WORK REQUIRED:
Extract word for word the lines of the listing from its start to the line holding "import seaborn as sns", both ends kept; pictures are not part of the copy.

##### DATA SHOWN #####

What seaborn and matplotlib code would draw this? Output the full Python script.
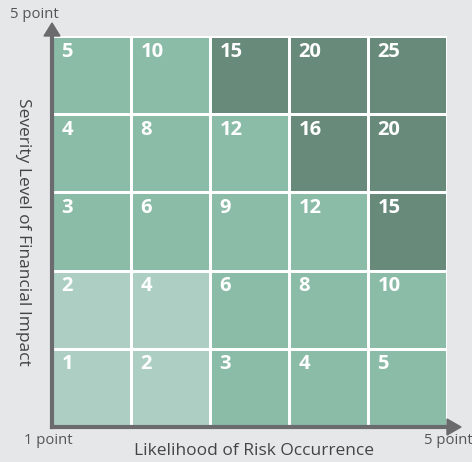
import numpy as np
import pandas as pd
import matplotlib
matplotlib.use("Agg")
import matplotlib.pyplot as plt
from matplotlib.colors import ListedColormap
import seaborn as sns

sns.set_style("white")
plt.rcParams['font.family'] = ['Open Sans', 'DejaVu Sans']

# Data
likelihood = [1, 2, 3, 4, 5]
severity = [5, 4, 3, 2, 1]          # rows from top to bottom
scores = [
    [5, 10, 15, 20, 25],
    [4, 8, 12, 16, 20],
    [3, 6, 9, 12, 15],
    [2, 4, 6, 8, 10],
    [1, 2, 3, 4, 5],
]
levels = [
    [1, 1, 2, 2, 2],
    [1, 1, 1, 2, 2],
    [1, 1, 1, 1, 2],
    [0, 0, 1, 1, 1],
    [0, 0, 1, 1, 1],
]
level_colors = ["#adcfc3", "#8bbca8", "#678a7b"]
x_label = "Likelihood of Risk Occurrence"
y_label = "Severity Level of Financial Impact"
low_label = "1 point"
high_label = "5 point"

bg = "#e6e7e9"
axis_col = "#6b6b6d"
text_col = "#555555"

W, H = 472, 462
fig = plt.figure(figsize=(W / 100, H / 100), dpi=100, facecolor=bg)
L, R, T, B = 52, 447, 36, 427
ax = fig.add_axes([L / W, 1 - B / H, (R - L) / W, (B - T) / H])
ax.set_facecolor(bg)

lv = pd.DataFrame(levels, index=severity, columns=likelihood)
sns.heatmap(lv, ax=ax, cmap=ListedColormap(level_colors), vmin=-0.5, vmax=2.5,
            cbar=False, linewidths=2, linecolor="white", square=False)

for i, row in enumerate(scores):
    for j, v in enumerate(row):
        ax.text(j + 0.12, i + 0.2, str(v), color="white", fontsize=14.5,
                fontweight="bold", ha="left", va="center")

ax.set_xticks([])
ax.set_yticks([])
ax.set_xlabel("")
ax.set_ylabel("")
for s in ["top", "right"]:
    ax.spines[s].set_visible(False)
for s in ["left", "bottom"]:
    ax.spines[s].set_visible(True)
    ax.spines[s].set_color(axis_col)
    ax.spines[s].set_linewidth(3)
    ax.spines[s].set_zorder(5)

# arrows
def fx(px):
    return px / W

def fy(py):
    return 1 - py / H

fig.patches.append(plt.Polygon([[fx(L - 8), fy(T)], [fx(L + 8), fy(T)], [fx(L), fy(T - 13)]],
                               closed=True, transform=fig.transFigure, color=axis_col, zorder=6))
fig.patches.append(plt.Polygon([[fx(R), fy(B - 8)], [fx(R), fy(B + 8)], [fx(R + 14), fy(B)]],
                               closed=True, transform=fig.transFigure, color=axis_col, zorder=6))

fig.text(fx(10), fy(14), high_label, fontsize=10.7, color=text_col, ha="left", va="center")
fig.text(fx(24), fy(441), low_label, fontsize=10.7, color=text_col, ha="left", va="center")
fig.text(fx(473), fy(441), high_label, fontsize=10.7, color=text_col, ha="right", va="center")
fig.text(fx(254), fy(451), x_label, fontsize=12.5, color="#444444", ha="center", va="center")
fig.text(fx(23), fy(232), y_label, fontsize=12.5, color="#444444", ha="center", va="center",
         rotation=-90)

fig.savefig("out.png", dpi=100, facecolor=bg)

#####

FULL ANSWER:
What seaborn and matplotlib code would draw this? Output the full Python script.
import numpy as np
import pandas as pd
import matplotlib
matplotlib.use("Agg")
import matplotlib.pyplot as plt
from matplotlib.colors import ListedColormap
import seaborn as sns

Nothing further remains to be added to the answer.